Des efforts récents montrent une volonté de débloquer la situation. En 2014, l’ancien député national Clément Kanku a proposé une modification de ladite loi pour attribuer automatiquement le poste au parti avec le plus d’élus, une idée visant à réduire les querelles internes. Cette réforme n’a pas abouti, mais elle reflète le besoin d’une solution pragmatique.

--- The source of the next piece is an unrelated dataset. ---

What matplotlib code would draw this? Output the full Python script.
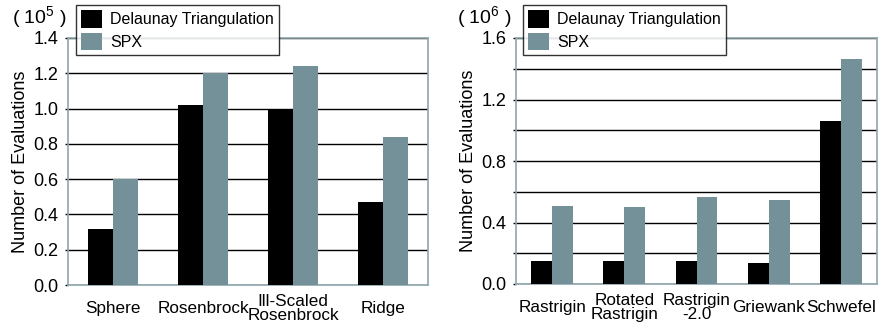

En 2024, des figures comme Christian Mwando Nsimba, ancien ministre du Plan et député national du parti de Katumbi, se sont positionnées pour le poste de porte-parole de l’opposition, affirmant, en réaction à l’appel du président de la République que « celui-ci n’a aucun rôle dans cette désignation ». Au regard de tous ces blocages, des propositions radicales émergent, comme celle du journal congolais Forum des As de supprimer le poste du budget national, témoignent de la frustration face à ce blocage devenu permanent.

Un défi pour l’avenir

L’absence d’un porte-parole de l’opposition en RDC, malgré un cadre légal clair depuis 2007, est un symptôme des maux qui rongent la politique congolaise : divisions internes, méfiance envers les institutions et répression persistante. La loi sur le statut de l’opposition politique représente une ambition démocratique louable, mais sa mise en œuvre exige un sursaut de volonté collective. Sans une opposition unie et des institutions engagées, la RDC risque de voir son système démocratique stagner, privant ses citoyens d’un contre-pouvoir efficace. La question demeure : qui parviendra à unifier cette opposition disparate pour donner vie à cette loi ? L’avenir politique du pays en dépend.